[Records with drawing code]
* begin *

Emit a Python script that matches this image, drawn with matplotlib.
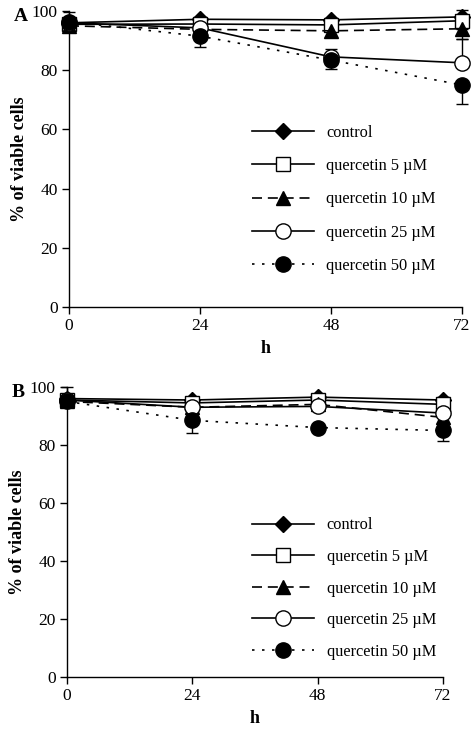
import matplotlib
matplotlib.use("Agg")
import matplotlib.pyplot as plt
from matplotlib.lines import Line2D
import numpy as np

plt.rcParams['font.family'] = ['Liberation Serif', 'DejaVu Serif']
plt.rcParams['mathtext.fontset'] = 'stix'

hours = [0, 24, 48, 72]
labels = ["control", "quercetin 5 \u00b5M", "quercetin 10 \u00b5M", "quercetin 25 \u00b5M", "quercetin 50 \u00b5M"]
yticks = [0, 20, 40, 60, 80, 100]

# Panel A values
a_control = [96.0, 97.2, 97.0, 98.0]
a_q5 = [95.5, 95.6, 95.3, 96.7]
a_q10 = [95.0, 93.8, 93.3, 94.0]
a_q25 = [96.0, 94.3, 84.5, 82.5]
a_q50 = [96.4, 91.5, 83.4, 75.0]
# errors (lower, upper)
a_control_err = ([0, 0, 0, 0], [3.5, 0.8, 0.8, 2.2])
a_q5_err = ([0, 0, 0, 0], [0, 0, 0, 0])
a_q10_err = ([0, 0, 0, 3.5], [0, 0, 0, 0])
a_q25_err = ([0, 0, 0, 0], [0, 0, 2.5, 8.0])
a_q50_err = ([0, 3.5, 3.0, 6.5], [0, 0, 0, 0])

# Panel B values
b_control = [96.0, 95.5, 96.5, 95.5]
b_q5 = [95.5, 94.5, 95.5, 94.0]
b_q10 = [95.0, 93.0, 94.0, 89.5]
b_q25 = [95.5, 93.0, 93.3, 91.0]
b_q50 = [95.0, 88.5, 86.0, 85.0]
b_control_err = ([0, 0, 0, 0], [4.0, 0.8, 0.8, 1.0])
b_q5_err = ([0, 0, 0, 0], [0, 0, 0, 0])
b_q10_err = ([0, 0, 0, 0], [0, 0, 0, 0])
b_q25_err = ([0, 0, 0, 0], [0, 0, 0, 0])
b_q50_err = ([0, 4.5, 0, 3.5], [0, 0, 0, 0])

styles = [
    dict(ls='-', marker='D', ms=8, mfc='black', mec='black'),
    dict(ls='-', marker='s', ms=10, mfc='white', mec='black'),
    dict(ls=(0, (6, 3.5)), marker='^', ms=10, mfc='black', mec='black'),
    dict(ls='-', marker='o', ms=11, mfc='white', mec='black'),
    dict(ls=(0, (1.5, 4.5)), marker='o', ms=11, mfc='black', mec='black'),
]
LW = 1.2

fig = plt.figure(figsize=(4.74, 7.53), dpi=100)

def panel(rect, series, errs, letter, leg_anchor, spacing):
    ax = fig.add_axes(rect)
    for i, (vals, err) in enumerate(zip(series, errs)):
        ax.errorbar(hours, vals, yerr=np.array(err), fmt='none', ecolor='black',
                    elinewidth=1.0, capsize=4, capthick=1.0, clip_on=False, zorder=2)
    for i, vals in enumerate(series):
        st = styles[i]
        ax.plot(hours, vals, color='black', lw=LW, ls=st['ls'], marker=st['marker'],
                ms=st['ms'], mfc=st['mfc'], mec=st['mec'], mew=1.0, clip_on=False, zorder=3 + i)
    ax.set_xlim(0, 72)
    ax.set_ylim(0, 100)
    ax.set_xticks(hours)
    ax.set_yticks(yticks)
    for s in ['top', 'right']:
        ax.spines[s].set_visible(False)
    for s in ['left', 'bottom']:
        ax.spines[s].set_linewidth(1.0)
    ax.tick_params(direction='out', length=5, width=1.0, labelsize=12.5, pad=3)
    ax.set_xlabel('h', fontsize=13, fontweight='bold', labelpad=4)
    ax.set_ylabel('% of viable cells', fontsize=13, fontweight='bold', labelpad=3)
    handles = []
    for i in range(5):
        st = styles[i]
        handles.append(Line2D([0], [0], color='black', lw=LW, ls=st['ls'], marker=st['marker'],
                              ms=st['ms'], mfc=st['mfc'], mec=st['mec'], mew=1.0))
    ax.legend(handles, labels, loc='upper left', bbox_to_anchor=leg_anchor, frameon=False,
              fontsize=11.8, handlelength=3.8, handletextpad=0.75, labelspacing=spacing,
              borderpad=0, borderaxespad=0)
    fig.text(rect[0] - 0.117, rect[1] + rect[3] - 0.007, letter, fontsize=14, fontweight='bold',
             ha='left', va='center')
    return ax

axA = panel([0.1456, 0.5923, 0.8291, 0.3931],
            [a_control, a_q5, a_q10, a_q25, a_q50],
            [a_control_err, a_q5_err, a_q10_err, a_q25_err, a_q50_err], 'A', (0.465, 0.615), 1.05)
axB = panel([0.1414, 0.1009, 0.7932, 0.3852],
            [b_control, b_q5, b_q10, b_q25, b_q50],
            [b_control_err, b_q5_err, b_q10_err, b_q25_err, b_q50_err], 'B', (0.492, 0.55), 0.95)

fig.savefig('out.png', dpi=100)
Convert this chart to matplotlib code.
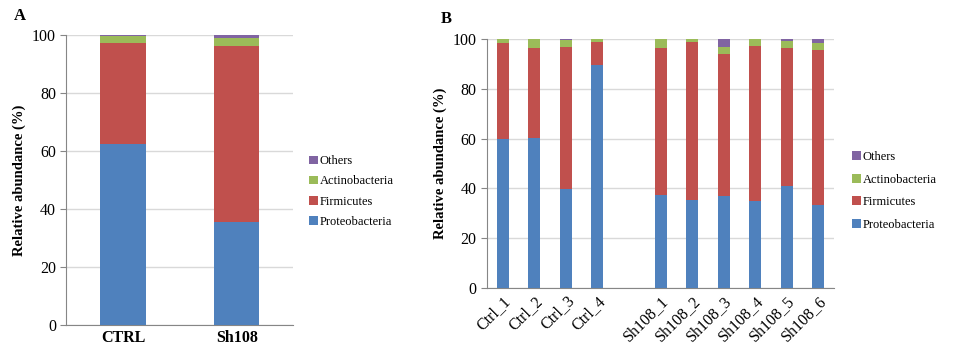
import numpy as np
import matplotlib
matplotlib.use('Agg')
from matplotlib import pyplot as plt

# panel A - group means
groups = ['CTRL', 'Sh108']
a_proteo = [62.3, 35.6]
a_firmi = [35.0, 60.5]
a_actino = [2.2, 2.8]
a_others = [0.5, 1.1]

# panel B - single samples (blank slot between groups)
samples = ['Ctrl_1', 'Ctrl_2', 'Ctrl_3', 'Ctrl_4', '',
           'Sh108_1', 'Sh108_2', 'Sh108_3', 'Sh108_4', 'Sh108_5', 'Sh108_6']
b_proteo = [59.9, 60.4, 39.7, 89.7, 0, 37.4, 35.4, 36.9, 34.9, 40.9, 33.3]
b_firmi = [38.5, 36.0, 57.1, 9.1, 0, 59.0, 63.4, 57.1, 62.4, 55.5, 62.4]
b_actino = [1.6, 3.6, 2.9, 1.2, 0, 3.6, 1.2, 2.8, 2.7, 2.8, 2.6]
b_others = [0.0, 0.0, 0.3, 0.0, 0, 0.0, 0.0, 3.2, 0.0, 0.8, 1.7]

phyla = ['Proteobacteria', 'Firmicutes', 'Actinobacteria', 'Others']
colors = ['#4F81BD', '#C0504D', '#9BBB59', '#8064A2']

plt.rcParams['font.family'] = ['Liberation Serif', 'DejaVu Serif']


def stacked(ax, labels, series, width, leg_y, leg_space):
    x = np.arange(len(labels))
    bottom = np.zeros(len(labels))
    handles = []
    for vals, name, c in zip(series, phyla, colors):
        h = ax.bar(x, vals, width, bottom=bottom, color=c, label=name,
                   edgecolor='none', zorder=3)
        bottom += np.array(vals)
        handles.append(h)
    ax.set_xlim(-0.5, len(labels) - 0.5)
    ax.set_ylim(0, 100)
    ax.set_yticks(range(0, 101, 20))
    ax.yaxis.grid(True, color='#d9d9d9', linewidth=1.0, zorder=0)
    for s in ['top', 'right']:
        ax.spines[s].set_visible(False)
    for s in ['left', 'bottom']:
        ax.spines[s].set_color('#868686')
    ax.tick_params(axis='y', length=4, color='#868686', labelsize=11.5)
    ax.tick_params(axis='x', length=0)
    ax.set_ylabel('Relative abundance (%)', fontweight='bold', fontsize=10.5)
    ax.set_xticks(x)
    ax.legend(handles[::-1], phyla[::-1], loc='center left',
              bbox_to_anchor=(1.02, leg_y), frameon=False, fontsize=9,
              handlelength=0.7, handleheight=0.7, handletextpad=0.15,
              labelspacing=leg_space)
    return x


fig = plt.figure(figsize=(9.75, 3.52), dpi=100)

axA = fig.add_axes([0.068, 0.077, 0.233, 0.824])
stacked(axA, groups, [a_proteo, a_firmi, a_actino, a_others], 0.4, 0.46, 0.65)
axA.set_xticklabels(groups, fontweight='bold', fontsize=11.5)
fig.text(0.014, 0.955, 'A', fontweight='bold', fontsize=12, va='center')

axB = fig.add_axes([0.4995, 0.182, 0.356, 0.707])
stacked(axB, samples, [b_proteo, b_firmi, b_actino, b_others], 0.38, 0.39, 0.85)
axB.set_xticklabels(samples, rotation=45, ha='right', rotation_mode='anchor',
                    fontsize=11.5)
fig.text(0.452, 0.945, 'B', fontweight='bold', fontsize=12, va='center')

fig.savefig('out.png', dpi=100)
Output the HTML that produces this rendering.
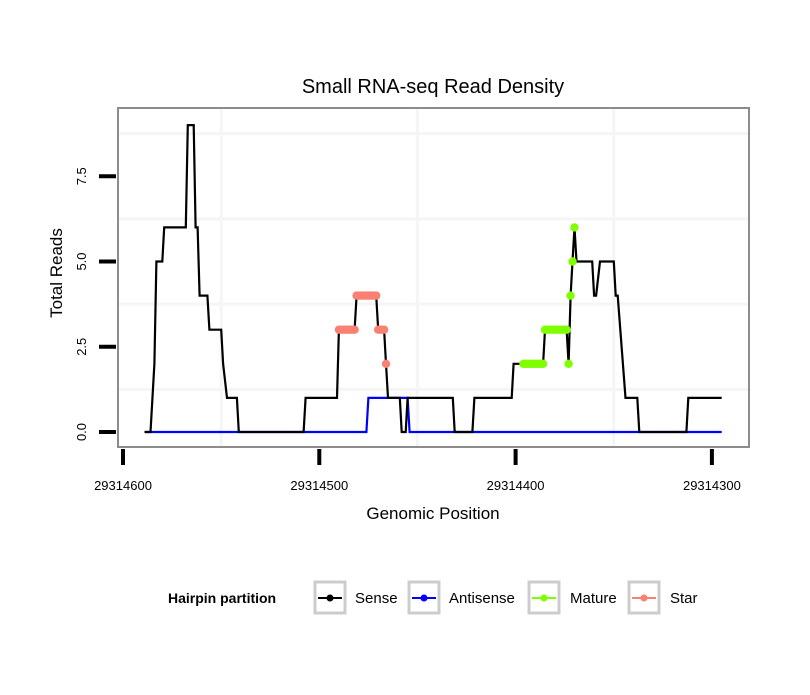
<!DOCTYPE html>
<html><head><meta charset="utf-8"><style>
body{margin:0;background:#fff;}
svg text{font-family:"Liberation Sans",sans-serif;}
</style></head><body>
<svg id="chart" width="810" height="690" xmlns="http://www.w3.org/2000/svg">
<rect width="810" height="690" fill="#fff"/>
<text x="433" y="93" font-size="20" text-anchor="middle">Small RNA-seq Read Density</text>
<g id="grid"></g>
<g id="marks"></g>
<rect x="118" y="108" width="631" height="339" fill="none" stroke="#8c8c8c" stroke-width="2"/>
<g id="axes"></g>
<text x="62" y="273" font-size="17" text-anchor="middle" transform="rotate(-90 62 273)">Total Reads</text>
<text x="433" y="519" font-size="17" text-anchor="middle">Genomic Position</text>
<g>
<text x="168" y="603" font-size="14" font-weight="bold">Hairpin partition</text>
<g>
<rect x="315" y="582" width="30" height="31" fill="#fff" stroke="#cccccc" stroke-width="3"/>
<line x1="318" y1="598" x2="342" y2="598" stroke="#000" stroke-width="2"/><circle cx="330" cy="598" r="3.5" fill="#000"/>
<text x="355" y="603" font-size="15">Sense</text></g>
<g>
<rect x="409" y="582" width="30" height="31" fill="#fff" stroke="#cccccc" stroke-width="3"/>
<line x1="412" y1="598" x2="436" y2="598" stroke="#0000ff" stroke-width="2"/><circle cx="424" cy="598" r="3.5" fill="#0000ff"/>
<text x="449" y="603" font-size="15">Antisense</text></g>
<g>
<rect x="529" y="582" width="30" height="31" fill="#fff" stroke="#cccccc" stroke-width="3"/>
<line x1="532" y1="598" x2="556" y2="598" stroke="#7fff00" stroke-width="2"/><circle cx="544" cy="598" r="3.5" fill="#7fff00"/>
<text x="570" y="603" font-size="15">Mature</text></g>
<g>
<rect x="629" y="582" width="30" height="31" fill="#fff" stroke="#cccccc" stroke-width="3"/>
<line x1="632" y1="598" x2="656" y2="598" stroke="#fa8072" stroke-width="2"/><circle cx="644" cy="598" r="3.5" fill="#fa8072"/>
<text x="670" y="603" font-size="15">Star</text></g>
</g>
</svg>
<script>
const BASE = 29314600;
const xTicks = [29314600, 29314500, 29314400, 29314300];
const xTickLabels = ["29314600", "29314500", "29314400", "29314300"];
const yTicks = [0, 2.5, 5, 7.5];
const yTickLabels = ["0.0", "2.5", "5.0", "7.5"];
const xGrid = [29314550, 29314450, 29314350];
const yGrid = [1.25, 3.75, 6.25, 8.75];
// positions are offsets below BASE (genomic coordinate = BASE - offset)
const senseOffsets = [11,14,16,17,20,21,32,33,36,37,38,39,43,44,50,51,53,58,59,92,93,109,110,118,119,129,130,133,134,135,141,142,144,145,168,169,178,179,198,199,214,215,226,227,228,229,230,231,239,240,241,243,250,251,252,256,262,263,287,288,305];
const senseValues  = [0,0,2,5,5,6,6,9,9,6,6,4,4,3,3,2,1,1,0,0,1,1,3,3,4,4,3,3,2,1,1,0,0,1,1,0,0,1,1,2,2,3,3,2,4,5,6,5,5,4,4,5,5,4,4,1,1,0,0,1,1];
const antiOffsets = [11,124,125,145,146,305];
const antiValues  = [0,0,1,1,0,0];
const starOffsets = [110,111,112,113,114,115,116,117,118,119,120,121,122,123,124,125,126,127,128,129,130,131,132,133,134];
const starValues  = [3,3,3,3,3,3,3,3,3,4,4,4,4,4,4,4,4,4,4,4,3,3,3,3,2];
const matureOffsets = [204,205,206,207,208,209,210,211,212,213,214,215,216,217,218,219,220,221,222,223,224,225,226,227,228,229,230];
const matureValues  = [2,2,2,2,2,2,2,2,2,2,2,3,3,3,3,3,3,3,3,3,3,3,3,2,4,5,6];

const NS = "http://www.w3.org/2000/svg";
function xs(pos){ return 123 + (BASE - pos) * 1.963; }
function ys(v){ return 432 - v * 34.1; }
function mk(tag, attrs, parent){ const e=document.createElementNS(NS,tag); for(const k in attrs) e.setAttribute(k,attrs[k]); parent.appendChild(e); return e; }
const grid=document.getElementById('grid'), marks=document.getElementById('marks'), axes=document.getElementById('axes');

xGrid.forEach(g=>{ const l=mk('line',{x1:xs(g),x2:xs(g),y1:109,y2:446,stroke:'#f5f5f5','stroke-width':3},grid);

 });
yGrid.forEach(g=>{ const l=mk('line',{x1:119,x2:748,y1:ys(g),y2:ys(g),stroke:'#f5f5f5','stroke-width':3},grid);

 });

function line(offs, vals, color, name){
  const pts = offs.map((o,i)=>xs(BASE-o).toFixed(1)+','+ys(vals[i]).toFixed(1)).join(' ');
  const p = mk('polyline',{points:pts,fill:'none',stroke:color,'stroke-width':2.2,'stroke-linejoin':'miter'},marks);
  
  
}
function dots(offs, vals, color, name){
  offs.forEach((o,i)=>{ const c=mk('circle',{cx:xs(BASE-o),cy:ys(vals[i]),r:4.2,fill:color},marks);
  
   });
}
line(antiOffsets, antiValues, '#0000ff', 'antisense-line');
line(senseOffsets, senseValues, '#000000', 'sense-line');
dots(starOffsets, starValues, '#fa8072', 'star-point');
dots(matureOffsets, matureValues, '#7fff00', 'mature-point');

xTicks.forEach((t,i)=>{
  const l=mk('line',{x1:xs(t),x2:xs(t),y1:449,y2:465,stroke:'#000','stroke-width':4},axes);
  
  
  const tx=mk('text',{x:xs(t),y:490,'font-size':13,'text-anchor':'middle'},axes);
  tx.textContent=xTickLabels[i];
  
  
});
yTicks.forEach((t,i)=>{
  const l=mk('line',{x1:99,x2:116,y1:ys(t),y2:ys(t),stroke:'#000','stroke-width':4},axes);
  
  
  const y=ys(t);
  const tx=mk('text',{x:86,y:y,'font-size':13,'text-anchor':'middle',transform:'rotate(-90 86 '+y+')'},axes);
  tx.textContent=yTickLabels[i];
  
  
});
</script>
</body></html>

* end *

Directive
Go from the first line of the data above to the line containing "yticks = [0, 20, 40, 60, 80, 100]" and retype exactly those lines, both included, but none of the pictures.

Task output
Emit a Python script that matches this image, drawn with matplotlib.
import matplotlib
matplotlib.use("Agg")
import matplotlib.pyplot as plt
from matplotlib.lines import Line2D
import numpy as np

plt.rcParams['font.family'] = ['Liberation Serif', 'DejaVu Serif']
plt.rcParams['mathtext.fontset'] = 'stix'

hours = [0, 24, 48, 72]
labels = ["control", "quercetin 5 \u00b5M", "quercetin 10 \u00b5M", "quercetin 25 \u00b5M", "quercetin 50 \u00b5M"]
yticks = [0, 20, 40, 60, 80, 100]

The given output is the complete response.